Свистульки, трещотки, звонки, гребешки, кастаньеты —
Какое в лесу вавилонское разноязычье!
К Создателю птичьи молитвы и гнезда воздеты,
Отсюда, наверное, все привилегии птичьи.
От неожиданной полнозвучности, громкости, свежести, радостности, молодости — не поверил своим ушам. Что же произошло? Подумалось, что, может быть, это отдельная новая краска, ведь у Лиснянской и раньше встречались и перемена взгляда, и разговор от чужого лица, да и о своем личном никогда не говорилось в отрыве от внешнего мира. Но и в стихах «Жизнь превратилась в сплошной изумрудный досуг…», и «Для чего тебе, дурочка, помнить приморский твой полис…», и «Лето», и «В майском саду» — те же полнозвучие и многоголосие, своя отдельная, порой фантастическая, жизнь: «Словно уста свои вытянув трубочкой узкой, / Лес содержимое комнаты втянет в себя, — / Втянет, проглотит…»
При этом авторский голос никуда не пропадает, но становится одним из голосов в полилоге. Так, в стихотворении «Свистульки, трещотки, звонки, гребешки, кастаньеты…» после цитированного выше четверостишия хор птичьего «вавилонского разноязычья» перебивается самоупреком (столь характерным для Лиснянской), и затем на первый план выходит прямая речь лирической героини о подражании «земнородных» «небородным», о том, что «так музыка создана, так создаются поныне / С Икаровых дней все летательные аппараты», почти вытесняющая первоначальное звуковидение, чтобы оно в конце стихотворения прихлынуло обратно нагнетанием певучих имен существительных, вновь объективирующих внутренний монолог: «И я забываю, что дни моей родины люты, / Заслышав свистульки, звонки, гребешки, кастаньеты». Конечно, о «днях родины» она не забывает ни на минуту, но собственная дума не заслоняет происходящего вокруг шумного весеннего цветения. Или вот в следующем стихотворении «В майском саду», где взаимоотношения героя и хора скорее обратные, здесь голоса неведомых «листьев-личностей» (а на уровне языка — хор аллюзий и стилистик: хотя бы пастернаковские толпящиеся сады) только просвечивают сквозь авторскую речь:
Смотришь на дерево — видишь сплошную зелень.
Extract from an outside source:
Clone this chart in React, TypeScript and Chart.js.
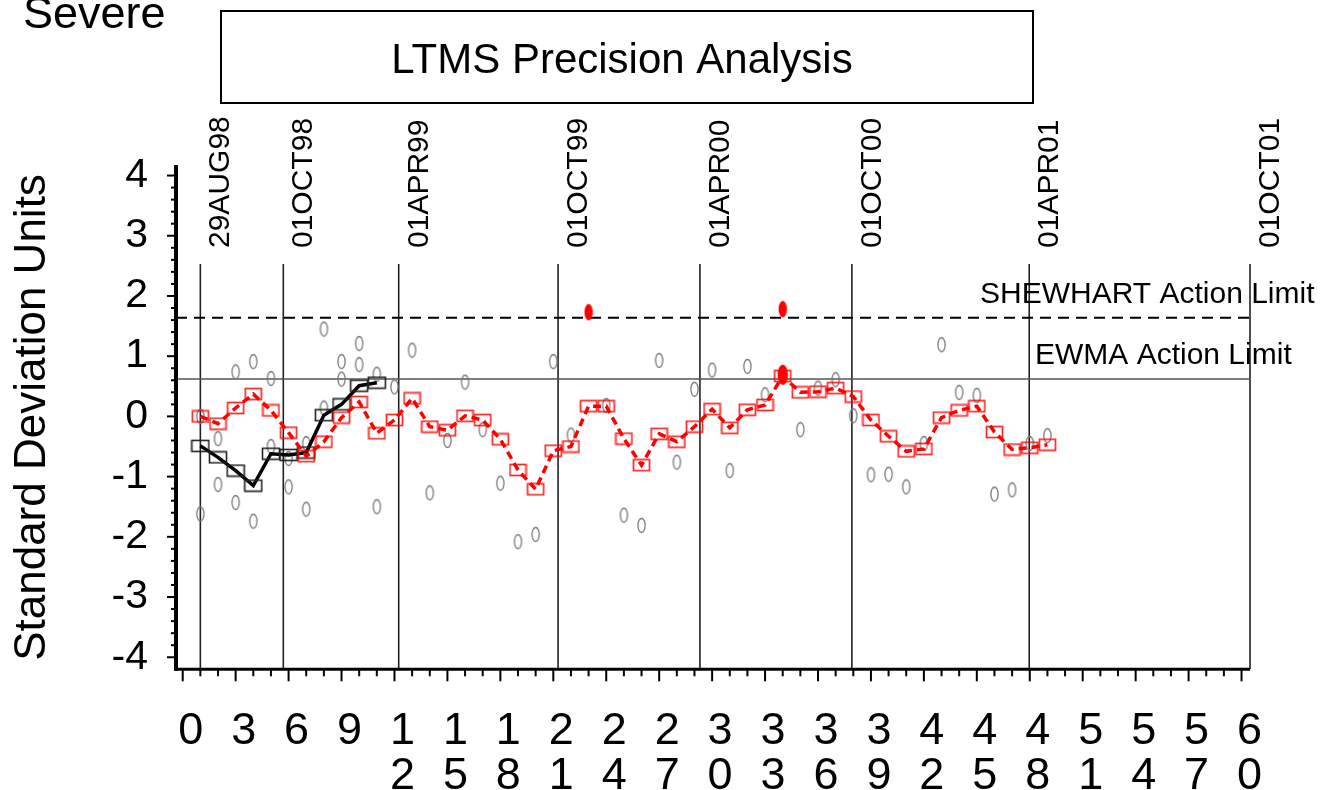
import React, { useEffect, useRef } from 'react';
import { Chart, registerables } from 'chart.js';

Chart.register(...registerables);

const FONT = '"Liberation Sans", Arial, Helvetica, sans-serif';

// EWMA of the main laboratory series (runs 1..49)
const redEwma = [
  0.0, -0.12, 0.14, 0.37, 0.1, -0.27, -0.66, -0.42, -0.02, 0.24,
  -0.28, -0.06, 0.3, -0.17, -0.23, 0.01, -0.06, -0.38, -0.89, -1.21,
  -0.57, -0.5, 0.17, 0.17, -0.37, -0.81, -0.29, -0.42, -0.17, 0.12,
  -0.19, 0.11, 0.19, 0.67, 0.4, 0.41, 0.47, 0.33, -0.06, -0.33,
  -0.58, -0.54, -0.02, 0.1, 0.17, -0.26, -0.55, -0.52, -0.47,
];
// EWMA of the second series (runs 1..11)
const blackEwma = [-0.49, -0.68, -0.9, -1.15, -0.62, -0.64, -0.6, 0.02, 0.2, 0.51, 0.56];
// individual results (one per run, runs 1..49)
const resultsA = [
  0.0, -0.37, 0.74, 0.91, 0.63, -0.7, -0.45, 1.45, 0.91, 1.21,
  0.7, 0.49, 1.1, -1.27, -0.4, 0.57, -0.22, -1.11, -2.08, -1.96,
  0.91, -0.31, null, 0.18, -1.64, -1.81, 0.93, -0.76, 0.45, 0.77,
  -0.9, 0.83, 0.36, null, -0.22, 0.47, 0.61, 0.01, -0.97, -0.96,
  -1.17, -0.45, 1.19, 0.4, 0.35, -1.29, -1.22, -0.45, -0.32,
];
// second individual results (runs 1..11)
const resultsB = [-1.62, -1.13, -1.43, -1.74, -0.5, -1.17, -1.54, 0.14, 0.62, 0.86, -1.5];
// alarms
const shewhartAlarmRuns = [23, 34];
const shewhartAlarmValues = [1.73, 1.78];
const ewmaAlarmRuns = [34];
const ewmaAlarmValues = [0.69];
// date reference lines
const dateLabels = ['29AUG98', '01OCT98', '01APR99', '01OCT99', '01APR00', '01OCT00', '01APR01', '01OCT01'];
const datePositions = [1.0, 5.7, 12.24, 21.27, 29.31, 37.92, 47.97, 60.48];
const dateLineTop = 2.53;
// limits
const shewhartLimit = 1.64;
const ewmaLimit = 0.62;
// axis ticks
const xMajorTicks = [0, 3, 6, 9, 12, 15, 18, 21, 24, 27, 30, 33, 36, 39, 42, 45, 48, 51, 54, 57, 60];
const yTickValues = [-4, -3, -2, -1, 0, 1, 2, 3, 4];

function makeCanvas(w: number, h: number, draw: (g: CanvasRenderingContext2D) => void) {
  const c = document.createElement('canvas');
  c.width = w;
  c.height = h;
  const g = c.getContext('2d')!;
  draw(g);
  return c;
}

function seriesPoints(vals: (number | null)[], runs?: number[]) {
  return vals.map((v, i) => ({ x: runs ? runs[i] : i + 1, y: v }));
}

const overlay = {
  id: 'overlay',
  beforeDatasetsDraw(chart: any) {
    const { ctx, chartArea: ca, scales } = chart;
    const xs = scales.x;
    const ys = scales.y;
    ctx.save();
    // date lines
    ctx.strokeStyle = '#222';
    ctx.lineWidth = 1.6;
    const topPx = ys.getPixelForValue(dateLineTop);
    datePositions.forEach((p) => {
      const px = xs.getPixelForValue(p);
      ctx.beginPath();
      ctx.moveTo(px, topPx);
      ctx.lineTo(px, ca.bottom);
      ctx.stroke();
    });
    // EWMA limit
    ctx.strokeStyle = '#555';
    ctx.lineWidth = 1.6;
    const ey = ys.getPixelForValue(ewmaLimit);
    ctx.beginPath();
    ctx.moveTo(ca.left, ey);
    ctx.lineTo(ca.right, ey);
    ctx.stroke();
    // Shewhart limit
    ctx.strokeStyle = '#000';
    ctx.lineWidth = 2;
    ctx.setLineDash([11, 7]);
    const sy = ys.getPixelForValue(shewhartLimit);
    ctx.beginPath();
    ctx.moveTo(ca.left, sy);
    ctx.lineTo(ca.right, sy);
    ctx.stroke();
    ctx.setLineDash([]);
    ctx.restore();
  },
  afterDraw(chart: any) {
    const { ctx, chartArea: ca, scales } = chart;
    const xs = scales.x;
    const ys = scales.y;
    ctx.save();
    ctx.strokeStyle = '#000';
    ctx.fillStyle = '#000';
    // axes
    ctx.lineWidth = 3;
    ctx.beginPath();
    ctx.moveTo(ca.left - 2, ca.bottom);
    ctx.lineTo(ca.right, ca.bottom);
    ctx.stroke();
    ctx.lineWidth = 4;
    ctx.beginPath();
    ctx.moveTo(ca.left, ca.top + 1.5);
    ctx.lineTo(ca.left, ca.bottom + 1.5);
    ctx.stroke();
    // x ticks
    ctx.lineWidth = 2;
    for (let v = 0; v <= 60; v++) {
      const px = xs.getPixelForValue(v);
      const len = v % 3 === 0 ? 12 : 7;
      ctx.beginPath();
      ctx.moveTo(px, ca.bottom);
      ctx.lineTo(px, ca.bottom + len);
      ctx.stroke();
    }
    // y ticks
    for (let i = -20; i <= 20; i++) {
      const py = ys.getPixelForValue(i / 5);
      const len = i % 5 === 0 ? 9 : 5;
      ctx.beginPath();
      ctx.moveTo(ca.left, py);
      ctx.lineTo(ca.left - len, py);
      ctx.stroke();
    }
    // title box
    ctx.lineWidth = 2;
    ctx.strokeRect(221, 11, 812, 92);
    ctx.font = `42px ${FONT}`;
    ctx.textAlign = 'center';
    ctx.textBaseline = 'alphabetic';
    ctx.fillText('LTMS Precision Analysis', 622, 73);
    // Severe
    ctx.font = `45px ${FONT}`;
    ctx.textAlign = 'left';
    ctx.fillText('Severe', 23, 28);
    // y title
    ctx.save();
    ctx.translate(33, 417.5);
    ctx.rotate(-Math.PI / 2);
    ctx.font = `44px ${FONT}`;
    ctx.textAlign = 'center';
    ctx.textBaseline = 'middle';
    ctx.fillText('Standard Deviation Units', 0, 0);
    ctx.restore();
    // date labels
    ctx.font = `30px ${FONT}`;
    dateLabels.forEach((lab, i) => {
      const px = xs.getPixelForValue(datePositions[i]);
      ctx.save();
      ctx.translate(px + 29, 248);
      ctx.rotate(-Math.PI / 2);
      ctx.textAlign = 'left';
      ctx.textBaseline = 'alphabetic';
      ctx.fillText(lab, 0, 0);
      ctx.restore();
    });
    // limit labels
    ctx.textAlign = 'left';
    ctx.textBaseline = 'alphabetic';
    ctx.fillText('SHEWHART Action Limit', 980, 303);
    ctx.fillText('EWMA Action Limit', 1035, 364);
    ctx.restore();
  },
};

export default function App() {
  const ref = useRef<HTMLCanvasElement>(null);

  useEffect(() => {
    const canvas = ref.current;
    if (!canvas) return;

    const grayEllipse = makeCanvas(11, 17, (g) => {
      g.strokeStyle = '#7a7a7a';
      g.lineWidth = 1.3;
      g.beginPath();
      g.ellipse(5.5, 8.5, 3.6, 7, 0, 0, Math.PI * 2);
      g.stroke();
    });
    const redRect = makeCanvas(19, 14, (g) => {
      g.strokeStyle = 'rgba(255,0,0,0.85)';
      g.lineWidth = 1.7;
      g.strokeRect(1.5, 1.5, 16, 11);
    });
    const blackRect = makeCanvas(20, 14, (g) => {
      g.strokeStyle = '#222';
      g.lineWidth = 1.6;
      g.strokeRect(1.5, 1.5, 17, 11);
    });
    const redDot = makeCanvas(10, 18, (g) => {
      g.fillStyle = '#ff0000';
      g.beginPath();
      g.ellipse(5, 9, 4.2, 8.2, 0, 0, Math.PI * 2);
      g.fill();
    });
    const redBigDot = makeCanvas(12, 22, (g) => {
      g.fillStyle = '#ff0000';
      g.beginPath();
      g.ellipse(6, 11, 5.2, 10.2, 0, 0, Math.PI * 2);
      g.fill();
    });

    const chart = new Chart(canvas, {
      type: 'line',
      data: {
        datasets: [
          {
            label: 'Shewhart alarm',
            data: seriesPoints(shewhartAlarmValues, shewhartAlarmRuns),
            showLine: false,
            pointStyle: redDot as any,
            pointRadius: 5,
            order: 0,
          },
          {
            label: 'EWMA alarm',
            data: seriesPoints(ewmaAlarmValues, ewmaAlarmRuns),
            showLine: false,
            pointStyle: redBigDot as any,
            pointRadius: 5,
            order: 0,
          },
          {
            label: 'EWMA',
            data: seriesPoints(redEwma),
            borderColor: '#ff0000',
            borderWidth: 3.5,
            borderDash: [8, 5],
            tension: 0,
            pointStyle: redRect as any,
            pointRadius: 5,
            order: 1,
          },
          {
            label: 'EWMA 2',
            data: seriesPoints(blackEwma),
            borderColor: '#000',
            borderWidth: 3.5,
            tension: 0,
            pointStyle: blackRect as any,
            pointRadius: 5,
            order: 2,
          },
          {
            label: 'Results A',
            data: seriesPoints(resultsA),
            showLine: false,
            pointStyle: grayEllipse as any,
            pointRadius: 5,
            order: 3,
          },
          {
            label: 'Results B',
            data: seriesPoints(resultsB),
            showLine: false,
            pointStyle: grayEllipse as any,
            pointRadius: 5,
            order: 3,
          },
        ] as any,
      },
      options: {
        responsive: false,
        animation: false,
        devicePixelRatio: 1,
        events: [],
        layout: { padding: { top: 163.5, right: 86, left: 0, bottom: 0 } },
        plugins: {
          legend: { display: false },
          tooltip: { enabled: false },
          title: { display: false },
        },
        scales: {
          x: {
            type: 'linear',
            min: -0.38,
            max: 60.48,
            grid: { display: false },
            border: { display: false },
            afterBuildTicks: (s: any) => {
              s.ticks = xMajorTicks.map((v) => ({ value: v }));
            },
            afterFit: (s: any) => {
              s.height = 120.7;
            },
            ticks: {
              autoSkip: false,
              maxRotation: 0,
              minRotation: 0,
              padding: 32,
              labelOffset: 8,
              color: '#000',
              font: { family: FONT, size: 45, lineHeight: 1 },
              callback: (v: any) => String(v).split(''),
            },
          },
          y: {
            type: 'linear',
            min: -4.2,
            max: 4.2,
            grid: { display: false },
            border: { display: false },
            afterBuildTicks: (s: any) => {
              s.ticks = yTickValues.map((v) => ({ value: v }));
            },
            afterFit: (s: any) => {
              s.width = 176;
            },
            ticks: {
              autoSkip: false,
              padding: 20,
              color: '#000',
              font: { family: FONT, size: 41 },
              callback: (v: any) => String(v),
            },
          },
        },
      } as any,
      plugins: [overlay],
    });

    return () => chart.destroy();
  }, []);

  return (
    <div style={{ position: 'absolute', left: 0, top: 0, width: 1336, height: 790 }}>
      <canvas ref={ref} width={1336} height={790} style={{ display: 'block' }} />
    </div>
  );
}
Это ошибка — каждый листок отделен,
Зелень — толпа, но каждый листочек — личность, —
И злободневность своя, и своя античность.
Ах, это дерево, ах, это дерево в мае
С плотностью населения, как в Китае,
Знает о смене времени, но не места.
Мне ж постоянство места — призрак ареста.
И так же как в журнальной подборке, эти стихи стали заметно выделяющимся блоком в вышедшей недавно книге «При свете снега», куда вошли стихотворения, написанные в течение одного — 2000-го — года.
Последующие публикации новых циклов «Гимн», «В пригороде Содома» и «Старое зеркало» — которые по тесноте тематической связи, единству звучания и ясной внутренней логике можно считать поэмами из отдельных глав-стихотворений, а вместе они, несмотря на явные и стилевые, и тематические отличия, представляют собой единый триптих — подтвердили, что позапрошлогодний летний цикл не остался отдельным ярким пятном, а прозвучавший новый голос не оказался лишь тембровой разновидностью, оркестровой пробой мастера сольных партий.
«Гимн» — первый из циклов-поэм по времени создания и публикации — предшествует остальным, как издревле хвала богам и молитва предшествуют всякому достойному делу. Это и впрямь гимны любви, причем одновременно и в честь любви («сути пространства и времени»), и рожденные любовью, которая, вбирая любые оттенки, присутствует здесь как эмоциональная окраска буквально в каждом слове и охватывает весь классический спектр смыслов — от любви к любимому до любви к родине. Так, что и в «Ванной комнате» —
Я курю фимиам, а он пенится, словно шампунь,
Я купаю тебя в моей глубокой любви.
Я седа, как в июне луна, ты седой как лунь,
Но о смерти не смей! Не смей умирать, живи!
Ты глядишь на меня, как сквозь воду владыка морей,
Говоришь, как ветер, дыханьем глубин сквозя:
Кто не помнит о гибели, тот и помрет скорей,
Без раздумий о смерти понять и жизни нельзя…
Лирический пафос, «безмерность» чувства, только усиливается через юмористическое снижение, и хотя «море» и «глубокая любовь» уподобляются «низкому» бытовому «ванна», а «фимиам» — «шампуню», любовное чувство — «купанию в ванной» и лирический адресат — шутливо-гиперболическому «владыке морей», слова дружат, смыслы проникают друг в друга, чтобы практически на наших глазах слиться в горькой и пронзительной концовке «А на зеркале плачет моими слезами пар». И как резкий крик чайки над этим морем: «Но о смерти не смей!»